Let’s put aside all the economic turmoil Britain can expect from Brexit. The agreement to exit the EU is mainly political and not economic. It regulates clean separation and has installed a safety net for the divided Irish island at a central point. This passage is intended to prevent the bloody conflict from erupting again. It is an agreement that guarantees that Catholics in Northern Ireland will not be separated from their relatives in the south and that the peace process can continue with cross-border cooperation.

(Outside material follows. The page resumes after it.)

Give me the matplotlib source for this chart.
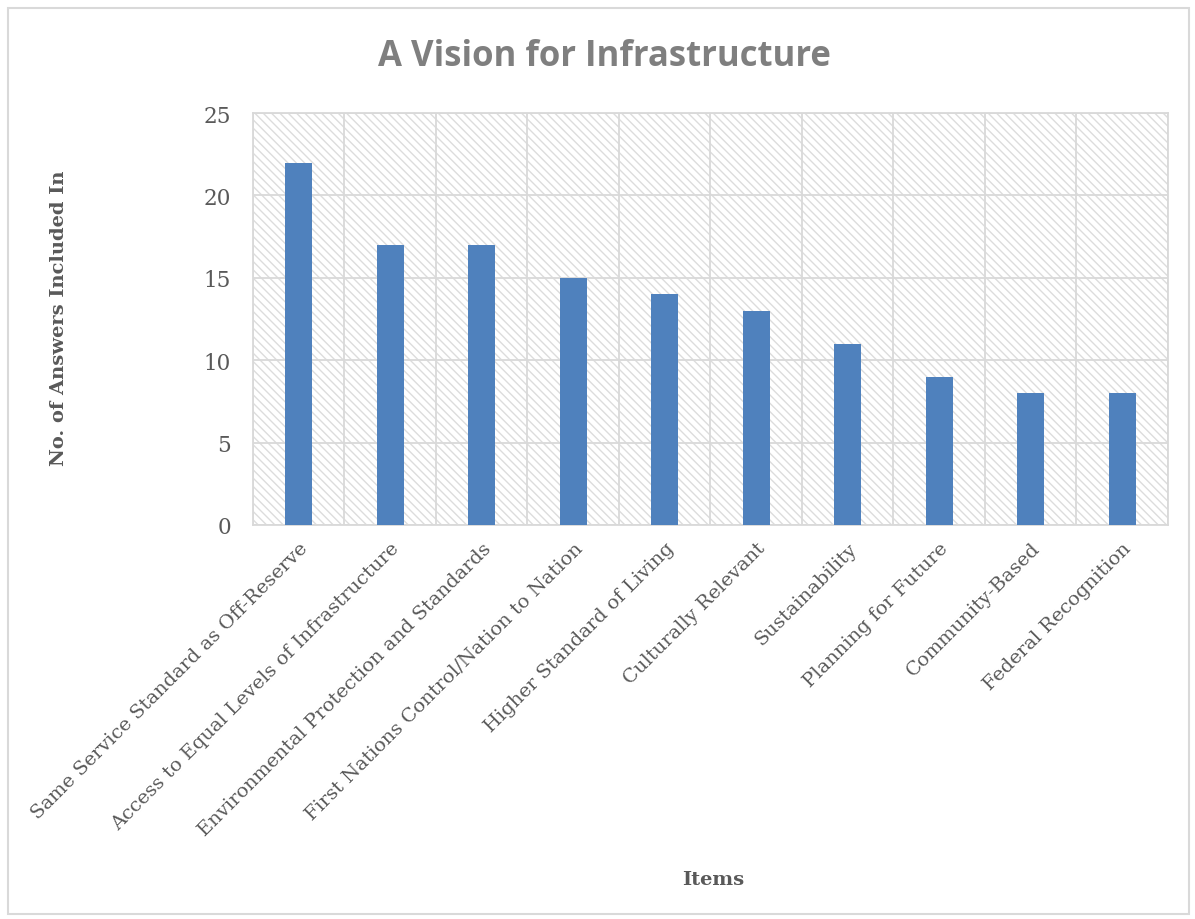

To secure these core points of the Good Friday Agreement (the Irish internal open border) after Britain leaves the domestic market, controls must be introduced on trade in goods somewhere between Northern Ireland and the British Isles. That would be impractical, but doable. The real problem is that these controls would expose British sovereignty in general as a pipe dream. Rather than relying on the spread of illusions, Johnson could have told his people that these border controls wouldn’t even have to be introduced if Britain and the EU agreed to comprehensive free trade. But the once economically liberal country is now far from this solution. Ruling conservatives prefer state aid and protectionism over open borders.